The EU commission, at one point in the talks, wobbled on the legal notification issue.

But a series of leaks by Israeli officials to Israeli media saying EU negotiators had agreed to water down its new regime prompted Arab diplomats, pro-Palestinian NGOs, MEPs and senior European politicians to deluge EU institutions with complaints.

"The lesson is that even if you are speaking to your domestic audience, your enemy is also reading the press," an EU source told this website.

"We had an unprecedented number of high-level letters, meetings, which made it very tough for the EU to back down," he added.

Other Israeli efforts were equally counterproductive.

On Monday, the eve of the Horizon 2020 deal, Israel sent major general Eitan Dangot to talk to EU diplomats in an EU Council working group on the Middle East.

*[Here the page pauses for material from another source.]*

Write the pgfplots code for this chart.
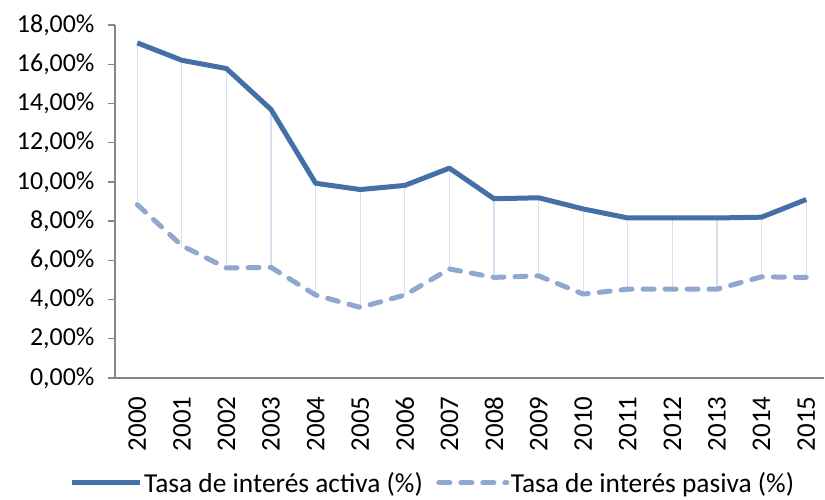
\documentclass[border=0pt]{standalone}
\usepackage{fontspec}
\setmainfont{Carlito}
\usepackage{pgfplots}
\pgfplotsset{compat=1.18}
\usepackage{pgfplotstable}
\definecolor{activa}{HTML}{4470A8}
\definecolor{pasiva}{HTML}{90A8D0}
\definecolor{dropc}{HTML}{D6E0EF}
\definecolor{axisgray}{HTML}{868686}

\pgfplotstableread{
x a p
0 17.09 8.84
1 16.20 6.75
2 15.78 5.61
3 13.69 5.64
4 9.93 4.23
5 9.61 3.60
6 9.82 4.23
7 10.70 5.56
8 9.14 5.13
9 9.19 5.21
10 8.62 4.28
11 8.16 4.53
12 8.16 4.53
13 8.16 4.53
14 8.20 5.16
15 9.10 5.13
}\datatab

\begin{document}
\begin{tikzpicture}[font=\fontsize{26}{30}\selectfont]
\useasboundingbox (0bp,0bp) rectangle (825bp,500bp);
\begin{axis}[
  at={(115bp,122bp)}, anchor=south west,
  width=709bp, height=353bp, scale only axis,
  xmin=-0.5, xmax=15.4, ymin=0, ymax=18,
  clip=false,
  axis x line*=bottom, axis y line*=left,
  axis line style={axisgray, line width=1.5bp, -},
  every tick/.style={axisgray, line width=1.3bp},
  tick align=outside,
  major tick length=7bp, minor tick length=7bp,
  xtick={0,...,15},
  xticklabels={2000,2001,2002,2003,2004,2005,2006,2007,2008,2009,2010,2011,2012,2013,2014,2015},
  x tick style={draw=none},
  minor xtick={-0.5,0.5,...,14.5},
  xticklabel style={rotate=90, anchor=east, xshift=-8bp, font=\fontsize{27}{31}\selectfont},
  ytick={0,2,...,18},
  /pgf/number format/assume math mode=true,
  yticklabel={\pgfmathprintnumber[fixed, fixed zerofill, precision=2, use comma]{\tick}\%},
  yticklabel style={xshift=-10bp, font=\fontsize{26}{30}\selectfont},
  legend columns=2,
  legend style={draw=none, fill=none, at={(0.448,-0.297)}, anchor=center,
    inner sep=0pt, nodes={inner sep=1.5bp},
    font=\fontsize{27.5}{31}\selectfont,
    /tikz/every even column/.append style={column sep=12bp}},
  legend image code/.code={\draw[#1] (0bp,0bp) -- (68bp,0bp);},
]
\addplot[draw=none, forget plot, error bars/.cd, y dir=minus, y explicit,
  error mark=none, error bar style={dropc, line width=1.2bp}]
  table[x=x, y=a, y error minus expr=\thisrow{a}-\thisrow{p}] {\datatab};
\addplot[activa, line width=5bp, line join=round] table[x=x, y=a] {\datatab};
\addlegendentry{Tasa de interés activa (\%)}
\addplot[pasiva, line width=5bp, line join=round, line cap=round, dash pattern=on 11bp off 11bp] table[x=x, y=p] {\datatab};
\addlegendentry{Tasa de interés pasiva (\%)}
\end{axis}
\end{tikzpicture}
\end{document}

Dangot, the head of Cogat, a branch of the Israeli defence ministry responsible for the occupied territories, showed EU diplomats a slide presentation of Palestinian children with AK47s designed to persuade them that Palestine does not want a peace deal.

He also said Palestinians should be "grateful" for the occupation because Israel builds them schools and other facilities.

Dutch and Swedish delegates complained that Israel has destroyed dozens of EU-funded projects in Palestine, however.

"The more I listen to this kind of thing, the less sympathy I have for the Israeli point of view," another EU diplomat who met Dangot told this website.

The EU's hard line on settlements does not mean it is not giving Israel what it wants in other areas, however.

Quid pr quo

Also on Tuesday, EU states, the US and Turkey in the "Western European and Others Group [Weog]" at the UN office in Geneva agreed to let Israel become a fully-fledged member.

Weog co-ordinates voting positions and holds internal debates, in a similar way to political groups in the European Parliament.

The move comes despite the fact that in 2009 EU states froze plans for a "diplomatic upgrade" in EU-Israel relations, part of which included Weog membership in Geneva.

EU foreign relations chief Catherine Ashton i told MEPs in September the freeze is still in force.

But a diplomat from one EU country told EUobserver that many EU capitals have "forgotten" their 2009 decision.

"Four years is an eternity in diplomatic life," he said.

He noted that Germany pushed for the Weog move in order to compensate Israel for the settlement funding rules.

"It's a clear breach of the upgrade freeze. But there is a broader mindset in which the EU is afraid of its own shadow on Israel, and it has certainly cast a shadow with the new guidelines," he added.

An Israeli diplomat told EUobserver: "We don't see any connection between Weog and the guidelines."

The German foreign ministry declined to comment.